Categoriestrees & shrubs
  1. Bob Scherer says:

    You can’t toss out anything connected to Jim & Conni Cross!
    Their gardens were wonderful & the little Tea House for their daughter was a treasure.
    Long ago memories of a visit there.

  2. wkeithscott says:

    HI Margaret: Please keep it, an walk-by neighbour has tri in form planted. frontal home, here in TO/On, Canada, and I luv it, both for privacy on an there busier street. But, as well I partial to it’s white magnicent multi flower, whewreas our favourite spring Trillium here, a bit reminder, gaining an extra petal, in balance.
    Only recently have I opened up by accident an spot in an full garden urban plot, 50×200′, this is my #1 choice, already I’m sentimental over an high priority, for these reason’s, it may be #1, for me. ‘Perhap’s’, my Canuck Weeping, Kousa dogwood, Trill..I. Absolutely, the most outstanding bush I’ve seen. To-day is spc. trip buy day for this, priority. Thanx, for the lead-in, for my ‘outback’.! + k

  3. Darlene Arnold says:

    It is gorgeous, with great contrast against the building. What Zone are you in?
    Any suggestions for dogwoods in zone 9, central California or is it to hot and dry here. I moved down from Washington state over a year ago, where dogwoods do great! Love your site keep up the great work.

      1. margaret says:

        I only remove suckers at the base (it’s grafted) and any vertical shoot up above that don’t follow the general contours of the weeping form — almost like water sprouts.

  4. Kathy Oburg says:

    I love it & it looks great with the new wall. The flowers are so crisp & beautiful. Can’t imagine getting rid of it.

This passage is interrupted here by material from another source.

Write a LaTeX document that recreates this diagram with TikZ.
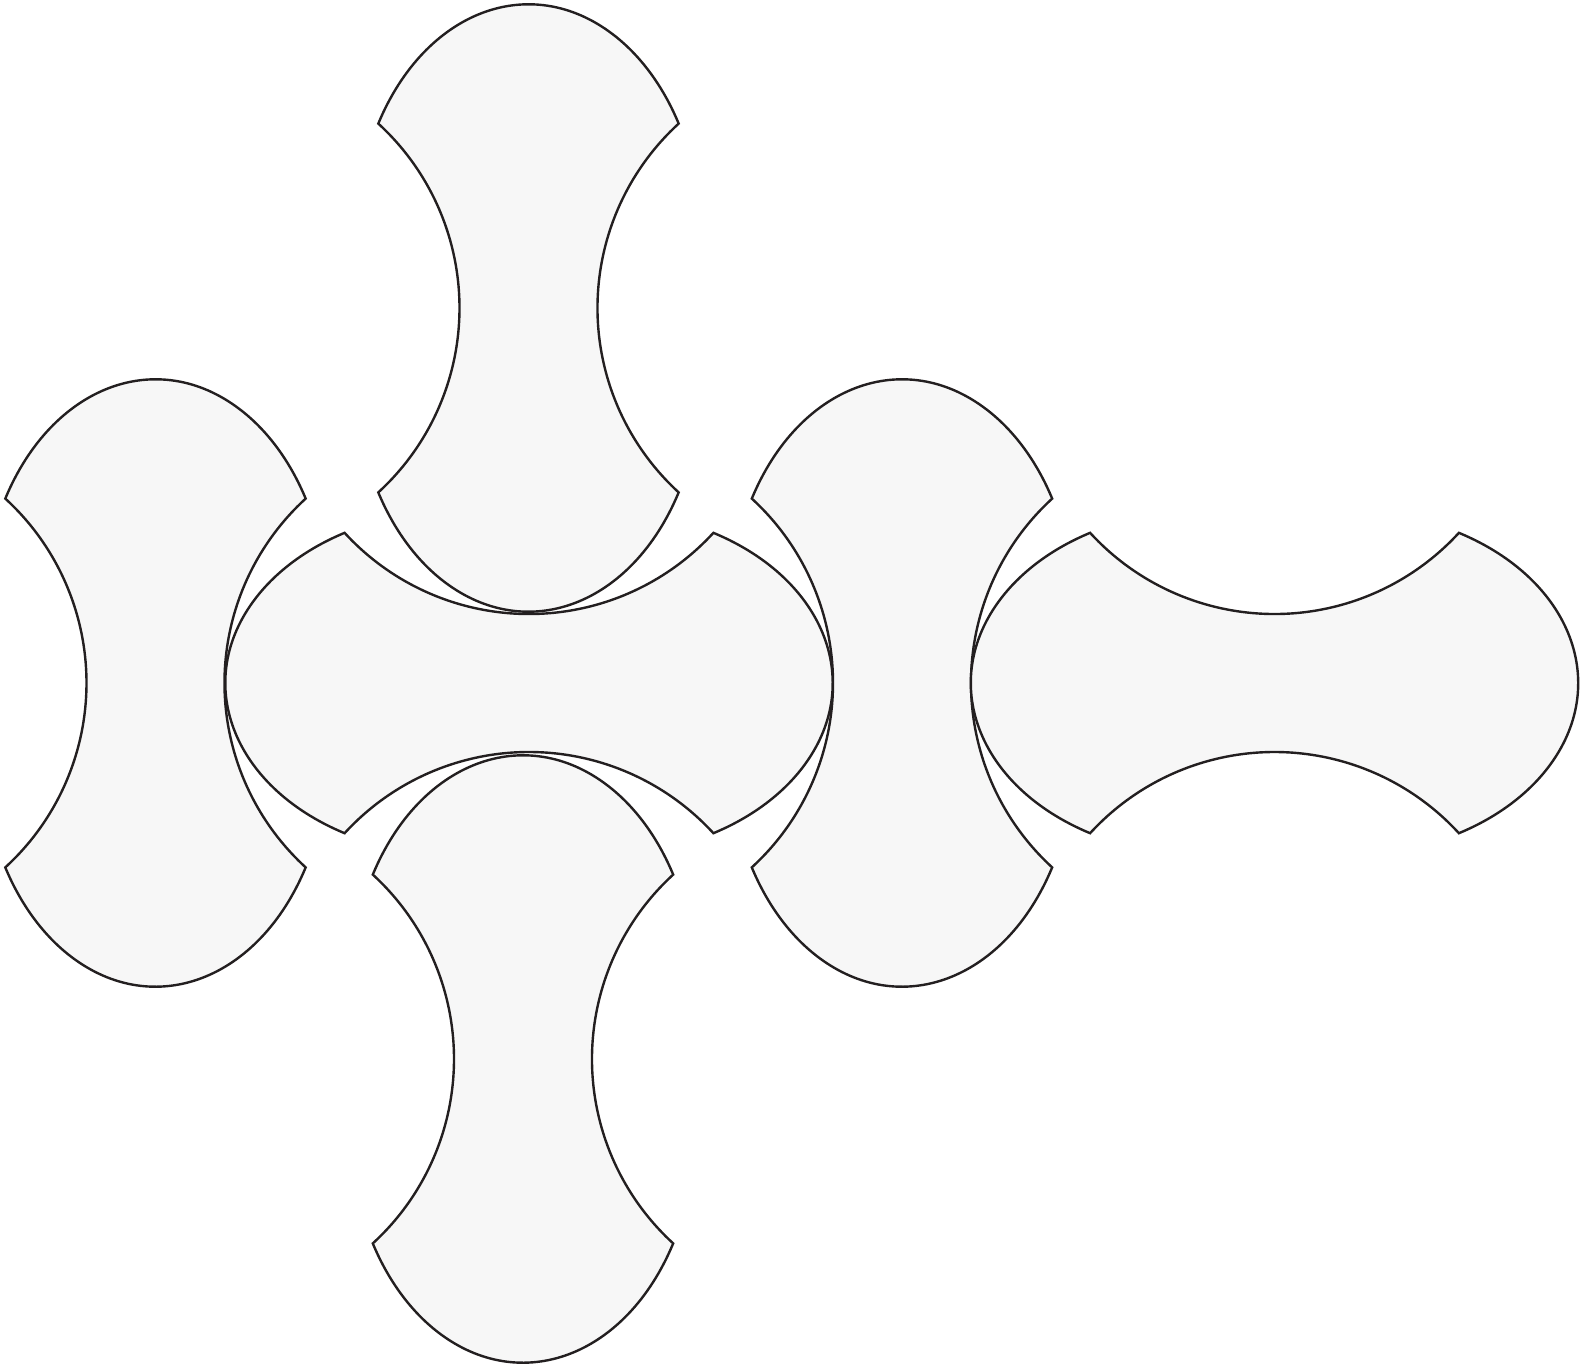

  5. Theresa Trimilove says:

    I absolutely love it…in fact, I have one that I am moving today to different area of yard. I have seen fully grow beautiful ones, a fed those not so beautiful, so, as with my all my other small trees, I only let them get as tall as my pruning pole will reach and feed them…with proper pruning, and keeping them small where you have it planted, I believe it will bring you so much beauty…I think it’s all about a hours worth of proper care…as with any species of dogwood, but this one, hands down, is the most beautiful. It looks great with the wall…I would keep snipping it in winter, or when dormant, to force shoots from the top. Then I would maintain size to 8 feet or so. It will be gorgeous. I am glad you kept it…small snips can go along way to making it even more beautiful…just when dormant though..safer. ☺️

  6. Theresa Trimilove says:

    In fact, looking at it, I would prune out all crossing branches, like the one middle right of tree to prevent rubbing and damage to bark which may let those pests in, and I woulda prune out those two empty branches on top to force better covered shoots, though prune out all straight up in the air strait shoots if they don’t weep…but not leader if you want it taller (unless if is really disproportional to the rest of the tree and you want it fuller…that is, if you want it the same size, then the leader (few brances) on top could be cut back. I would mark with small ribbon those wayward shoots on the bottom sides, to shape it a bit more later. Good luck…again, it is a beautiful tree, except for some tender loving care and attention to gentle, gradua, sparse pruning here and there.

    1. margaret says:

      Very funny, Ralph. I’ve grown accustomed to it after friends urged me to learn to love it, and so it’s still here and bigger than ever!

  7. Meaghan says:

    Oh it’s so gorgeous!!! Thank you for sharing- I just purchased a graft of this as well. Any tips or tricks you’ve found in lending to its growing success would be appreciated!!